Give your burdens to the earth—the strength of the mountains—the vastness of the sea—God—only these can carry the weight of my burdens. I am called to lay face down on the ground as the Muslims do, connecting my head with the earth. Feeling the solidity beneath me. It is holy ground.

Belly of the whale. It is dark inside here and even as I release myself to the darkness, I begin to feel lighter. A twinkling light. There must be great darkness for the tiniest light to shine. Wait. Just wait. It is the reminder I have heard throughout this advent season. Wait.

“When you are in the belly of the whale, let go, detach yourself, let the pain carry you where it needs to take you, don’t resist, rather weep, wail, cry and put your mouth to the dust, and wait.” Ron Rolheiser


Anonymous said...

I am glad I have found your blog. I will say a prayer for you, for whatever that may be worth to you.

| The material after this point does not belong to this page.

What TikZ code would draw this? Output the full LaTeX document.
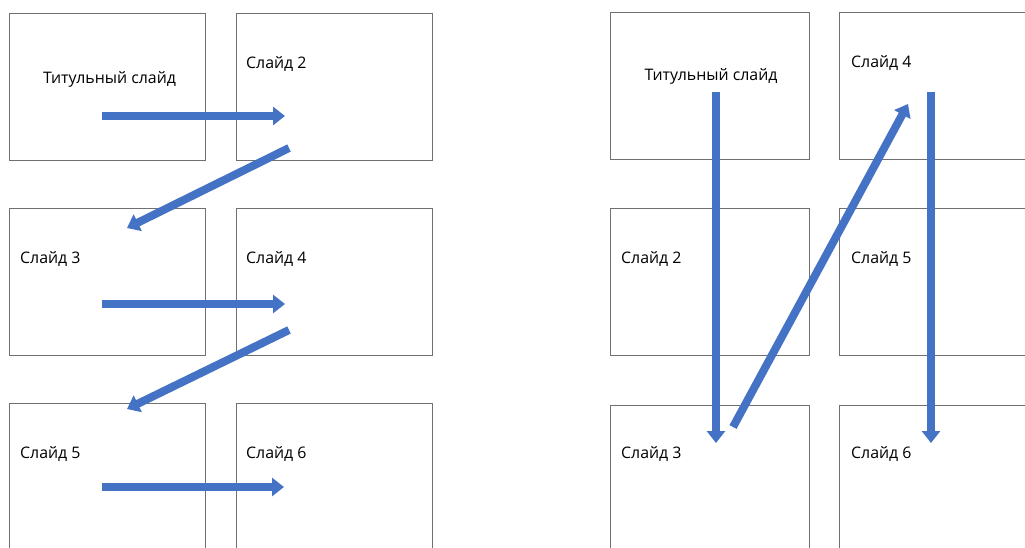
\documentclass[tikz,border=0pt]{standalone}
\usepackage{fontspec}
\setmainfont{Open Sans}
\usetikzlibrary{arrows.meta}
\definecolor{arrowblue}{HTML}{4472C4}
\definecolor{boxgray}{HTML}{707070}
\tikzset{
  slidebox/.style={draw=boxgray, line width=1.1pt, rectangle, anchor=north west, inner sep=0pt, minimum width=196pt, minimum height=147pt},
  slidelbl/.style={font=\fontsize{15.9}{18}\selectfont, inner sep=0pt, text=black},
  blockarrow/.style={draw=arrowblue, line width=8pt, -{Triangle[width=18pt,length=12pt]}}
}
\begin{document}
\begin{tikzpicture}[x=1pt,y=-1pt]
\useasboundingbox (0,0) rectangle (1025,547);
\clip (0,0) rectangle (1025,547);
\fill[white] (0,0) rectangle (1025,547);
% left grid
\node[slidebox] (A1) at (9,13) {};
\node[slidebox] (A2) at (236,13) {};
\node[slidebox] (A3) at (9,208) {};
\node[slidebox] (A4) at (236,208) {};
\node[slidebox] (A5) at (9,403) {};
\node[slidebox] (A6) at (236,403) {};
% right grid
\node[slidebox, minimum width=199pt] (B1) at (610,12) {};
\node[slidebox] (B2) at (839,12) {};
\node[slidebox, minimum width=199pt] (B3) at (610,208) {};
\node[slidebox] (B4) at (839,208) {};
\node[slidebox, minimum width=199pt] (B5) at (610,405) {};
\node[slidebox] (B6) at (839,405) {};
% left labels
\node[slidelbl, anchor=base] (A1t) at (109.5,83) {Титульный слайд};
\node[slidelbl, anchor=base west] (A2t) at (246,68) {Слайд 2};
\node[slidelbl, anchor=base west] (A3t) at (20,263) {Слайд 3};
\node[slidelbl, anchor=base west] (A4t) at (246,263) {Слайд 4};
\node[slidelbl, anchor=base west] (A5t) at (20,458) {Слайд 5};
\node[slidelbl, anchor=base west] (A6t) at (246,458) {Слайд 6};
% right labels
\node[slidelbl, anchor=base] (B1t) at (711,80) {Титульный слайд};
\node[slidelbl, anchor=base west] (B2t) at (851,67) {Слайд 4};
\node[slidelbl, anchor=base west] (B3t) at (621,263) {Слайд 2};
\node[slidelbl, anchor=base west] (B4t) at (851,263) {Слайд 5};
\node[slidelbl, anchor=base west] (B5t) at (621,458) {Слайд 3};
\node[slidelbl, anchor=base west] (B6t) at (851,458) {Слайд 6};
% arrow end points
\coordinate (p1s) at (102,116); \coordinate (p1e) at (285,116);
\coordinate (p2s) at (289,148); \coordinate (p2e) at (127,228);
\coordinate (p3s) at (102,304); \coordinate (p3e) at (285,304);
\coordinate (p4s) at (289,330); \coordinate (p4e) at (127,409);
\coordinate (p5s) at (102,487); \coordinate (p5e) at (284,487);
\coordinate (q1s) at (716,92);  \coordinate (q1e) at (716,443);
\coordinate (q2s) at (733,427); \coordinate (q2e) at (908,104);
\coordinate (q3s) at (931,92);  \coordinate (q3e) at (931,443);
% arrows
\draw[blockarrow] (p1s) -- (p1e);
\draw[blockarrow] (p2s) -- (p2e);
\draw[blockarrow] (p3s) -- (p3e);
\draw[blockarrow] (p4s) -- (p4e);
\draw[blockarrow] (p5s) -- (p5e);
\draw[blockarrow] (q1s) -- (q1e);
\draw[blockarrow] (q2s) -- (q2e);
\draw[blockarrow] (q3s) -- (q3e);
\end{tikzpicture}
\end{document}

From what little I have looked around here, you seem to be a lover of nature; amd I wrong?

For some reason--I am not entirely sure why--I thought of this poem by Wendell Berry when I was reading this post. I'll offer is as well, again, for whatever it may be worth to you. I wish you much peace.

When despair for the world grows in me
and I wake in the night at the least sound
in fear of what my life and my childrens'’ lives may be,
I go and lie down where the wood drake
rests in his beauty on the water,
and the great heron feeds.
I come into the peace of wild things
who do not tax their lives with forethought of grief.
I come into the presence of still water.
And I feel above me the day-blind stars
waiting for their light. For a time
I rest in the grace of the world, and am free.

Wendell Berry, Collected Poems

Kayce aka lucy said...


i nearly cried (actually i did cry a little) when i received "the peace of wild things". as things would have it, i had never heard that poem up until a few months ago when a friend sent it to me as we were going through a particularly challenging time with our son. you are now the third person (all from completely different realms) who have sent that poem to me--each at a time when i could really use it. thank you for listening to the voice that prompted its sending and thank you for your prayers.
i am delighted to have stumbled across your blog. it is a place i will return to often.

blessings to you this holiday season.

Anonymous said...


I love the surrender I hear in your words, surrender to the dark night, the winter, the wait...I add my voice to your knowing that in the damp, dark ground where it is quiet albiet alone, cold, and silent much new life is being formed in the unknowing. I groan with you and smile at the possibilities that lie ahead!

So glad to call you friend!

Kayce aka lucy said...

blessings to you, cheryl. ah yes, here's to "the possibilities that lie ahead!"

Anonymous said...

I love that Wendell Berry poem as well and I love where the Rolheiser quote took you in your reflections. I just received a copy of Thomas Moore's new book The Dark Night of the Soul and he has some wonderful things to say about the soulfulness of sorrow.
Blessings, Christine

Kayce aka lucy said...

hi christine--the moore book is one that 'found me' a couple of months ago. i have been pondering its words off and on and i love the permission given to look at the soulfulness of sorrow.
also, thanks for the reminder on berry, his words need to move out of the comments and into the mainstream!